§ **To be done**:
Copy out each line of the data that holds the word "draws".

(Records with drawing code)
---
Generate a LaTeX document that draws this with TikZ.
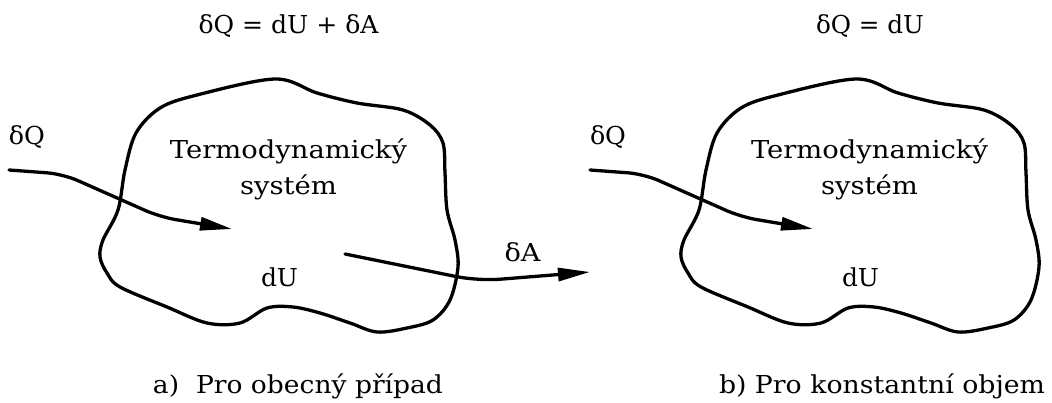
\documentclass[tikz,border=0pt]{standalone}
\usepackage{fontspec}
\setmainfont{DejaVu Serif}
\usetikzlibrary{arrows.meta}
\newcommand\fitw[2]{\resizebox{#1}{\height}{#2}}
\begin{document}
\begin{tikzpicture}[x=1pt,y=-1pt,
  line width=3.3pt, line join=round, line cap=round,
  lbl/.style={font=\fontsize{24.7}{28}\selectfont, inner sep=0pt, anchor=base},
  arr/.style={-{Triangle[length=32pt,width=13pt]}, rounded corners=16pt},
  blob/.style={draw}]
\useasboundingbox (0,0) rectangle (1052,403);
\foreach \s/\n in {0/a,581/b}{
  \begin{scope}[xshift=\s pt]
  \draw[blob] plot[smooth cycle, tension=0.55] coordinates {
    (275,79) (197,95) (160,108) (136,133) (125,170) (118,210) (103,240) (100,257)
    (107,273) (120,287) (167,307) (207,323) (240,323) (267,308) (293,307)
    (320,313) (350,323) (377,332) (407,328) (433,320) (450,300) (458,267)
    (455,240) (447,210) (445,173) (443,143) (430,125) (403,110) (357,103) (317,93)};
  \node[lbl] (t\n) at (288.5,159) {\fitw{237pt}{Termodynamický}};
  \node[lbl] (s\n) at (288.5,195) {\fitw{97pt}{systém}};
  \node[lbl] (u\n) at (279.5,287) {\fitw{37pt}{dU}};
  \node[lbl] (q\n) at (27,145) {\fitw{36pt}{δQ}};
  \coordinate (qs\n) at (9,170);
  \coordinate (qe\n) at (232,229);
  \draw[arr] (qs\n) -- (63,174) -- (160,217) -- (qe\n);
  \end{scope}
}
\coordinate (as) at (345,254);
\coordinate (ae) at (590,272);
\draw[arr, rounded corners=22pt] (as) -- (478,281) -- (ae);
\node[lbl] (dA) at (522.5,262) {\fitw{36pt}{δA}};
\node[lbl] (eq1) at (288.5,34) {\fitw{180pt}{δQ = dU + δA}};
\node[lbl] (eq2) at (870,34) {\fitw{108pt}{δQ = dU}};
\node[lbl] (ca) at (298,393) {\fitw{290pt}{a)\ \ Pro obecný případ}};
\node[lbl] (cb) at (882,393) {\fitw{326pt}{b) Pro konstantní objem}};
\end{tikzpicture}
\end{document}
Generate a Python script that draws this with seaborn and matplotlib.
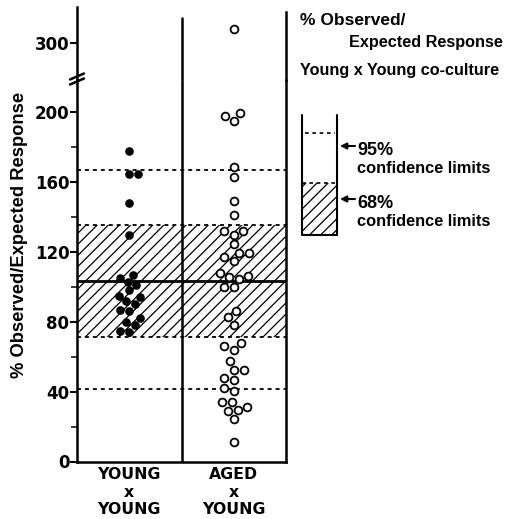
import matplotlib
matplotlib.use('Agg')
import matplotlib.pyplot as plt
import seaborn as sns
import pandas as pd
from matplotlib.patches import Rectangle
from matplotlib.lines import Line2D

# ---------------- data ----------------
categories = ['YOUNG\nx\nYOUNG', 'AGED\nx\nYOUNG']
young_values = [178, 165, 165, 148, 130, 107, 105, 103, 101, 98, 95, 94, 92,
                90, 87, 86, 82, 80, 78, 75, 74]
aged_values = [308, 199.5, 198, 195, 169, 163, 149, 141, 132, 132, 130, 124.5,
               119.7, 119.7, 117, 115, 108, 106.5, 105.5, 104.8, 100.2, 100,
               86, 83, 78.5, 68, 66, 64, 57.5, 52.4, 52.4, 48, 46.7, 42, 40.4,
               34.3, 34, 31.4, 29.5, 29, 24.5, 11.3]
mean_value = 103.4
ci95 = [41.5, 167.2]
ci68 = [71.3, 135.5]
lower_ticks = [0, 40, 80, 120, 160, 200]
lower_minor_ticks = [20, 60, 100, 140, 180]
upper_ticks = [300]
lower_range = [0, 218.6]
upper_range = [278.8, 321.8]

df_young = pd.DataFrame({'group': categories[0], 'value': young_values})
df_aged = pd.DataFrame({'group': categories[1], 'value': aged_values})

# ---------------- style ----------------
sns.set_theme(style='white')
plt.rcParams['font.family'] = ['DejaVu Sans']
plt.rcParams['hatch.linewidth'] = 0.9
NARROW = ['Liberation Sans', 'DejaVu Sans']

W, H = 507, 519
fig = plt.figure(figsize=(W / 100, H / 100), dpi=100)
fig.patch.set_facecolor('white')

ax_lo = fig.add_axes([77 / W, (H - 461.5) / H, 209 / W, (461.5 - 80) / H])
ax_hi = fig.add_axes([77 / W, (H - 80) / H, 209 / W, 75 / H])

for ax in (ax_lo, ax_hi):
    ax.set_facecolor('none')
    ax.axhspan(ci68[0], ci68[1], facecolor='none', edgecolor='black',
               hatch='///', linewidth=0, zorder=1)
    for v in ci95 + ci68:
        ax.axhline(v, color='black', lw=1.3, ls=(0, (2.2, 2.2)), zorder=2)
    ax.axhline(mean_value, color='black', lw=2.0, zorder=2)
    sns.swarmplot(data=df_young, x='group', y='value', order=categories,
                  color='black', size=6.2, linewidth=0, ax=ax, zorder=4)
    sns.swarmplot(data=df_aged, x='group', y='value', order=categories,
                  color='white', edgecolor='black', linewidth=1.3, size=5.6,
                  ax=ax, zorder=4)
    ax.set_xlim(-0.5, 1.5)
    ax.set_xlabel('')
    ax.set_ylabel('')
    for s in ax.spines.values():
        s.set_color('black')
        s.set_linewidth(1.8)

ax_lo.set_ylim(*lower_range)
ax_hi.set_ylim(*upper_range)

# lower axis
ax_lo.spines['top'].set_visible(False)
ax_lo.axvline(0.5, color='black', lw=1.8, zorder=3)
ax_lo.set_yticks(lower_ticks)
ax_lo.set_yticks(lower_minor_ticks, minor=True)
ax_lo.tick_params(axis='y', which='major', direction='out', length=5, width=1.5,
                  pad=0.5, labelsize=12, colors='black', left=True)
ax_lo.tick_params(axis='y', which='minor', direction='out', length=4, width=1.3,
                  left=True)
ax_lo.tick_params(axis='x', length=0, pad=4, labelsize=11.3, colors='black')
ax_lo.set_xticks([0, 1])
ax_lo.set_xticklabels(categories, fontweight='bold', linespacing=1.22)
for t in ax_lo.get_yticklabels():
    t.set_fontweight('bold')

# upper axis
ax_hi.spines['bottom'].set_visible(False)
ax_hi.spines['top'].set_visible(False)
ax_hi.spines['right'].set_bounds(upper_range[0], 317.8)
ax_hi.spines['left'].set_bounds(upper_range[0], 320.6)
ax_hi.axvline(0.5, ymin=0, ymax=(80 - 18) / 75, color='black', lw=1.8, zorder=3)
ax_hi.set_xticks([])
ax_hi.set_yticks(upper_ticks)
ax_hi.tick_params(axis='y', which='major', direction='out', length=5, width=1.5,
                  pad=0.5, labelsize=12, colors='black', left=True)
for t in ax_hi.get_yticklabels():
    t.set_fontweight('bold')

# y label
fig.text(20 / W, 1 - 234.5 / H, '% Observed/Expected Response', rotation=90,
         ha='center', va='center', fontsize=13.2, fontweight='bold',
         family=NARROW, color='black')

# overlay in pixel coordinates for break marks and legend
ov = fig.add_axes([0, 0, 1, 1], zorder=10)
ov.set_xlim(0, W)
ov.set_ylim(H, 0)
ov.axis('off')
ov.patch.set_alpha(0)

# axis break marks
for dy in (-2.5, 2.5):
    ov.add_line(Line2D([70, 84], [82 + dy, 76 + dy], color='black', lw=1.8))

# legend texts
tk = dict(fontweight='bold', family=NARROW, color='black', va='baseline')
ov.text(300, 25, '% Observed/', fontsize=12.5, ha='left', **tk)
ov.text(503, 47, 'Expected Response', fontsize=11.7, ha='right', **tk)
ov.text(300, 75, 'Young x Young co-culture', fontsize=11.7, ha='left', **tk)

# legend box
ov.add_patch(Rectangle((302, 183), 35, 52, facecolor='none', edgecolor='black',
                       hatch='///', linewidth=0))
ov.add_line(Line2D([302, 302, 337, 337], [115, 235, 235, 115], color='black', lw=1.5))
ov.add_line(Line2D([305, 335], [132.7, 132.7], color='black', lw=1.2, ls=(0, (2.2, 2.2))))
ov.add_line(Line2D([302, 337], [183.3, 183.3], color='black', lw=1.2, ls=(0, (2.2, 2.2))))

for yy, pct in ((146, '95%'), (199, '68%')):
    ov.annotate('', xy=(340, yy), xytext=(355, yy),
                arrowprops=dict(arrowstyle='-|>', color='black', lw=1.5,
                                mutation_scale=9, shrinkA=0, shrinkB=0))
    ov.text(357, yy + 9, pct, fontsize=13, ha='left', **tk)
    ov.text(357, yy + 27, 'confidence limits', fontsize=11.8, ha='left', **tk)

fig.savefig('out.png', dpi=100, facecolor='white')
---
§ **Answer to this task**:
Generate a LaTeX document that draws this with TikZ.
Generate a Python script that draws this with seaborn and matplotlib.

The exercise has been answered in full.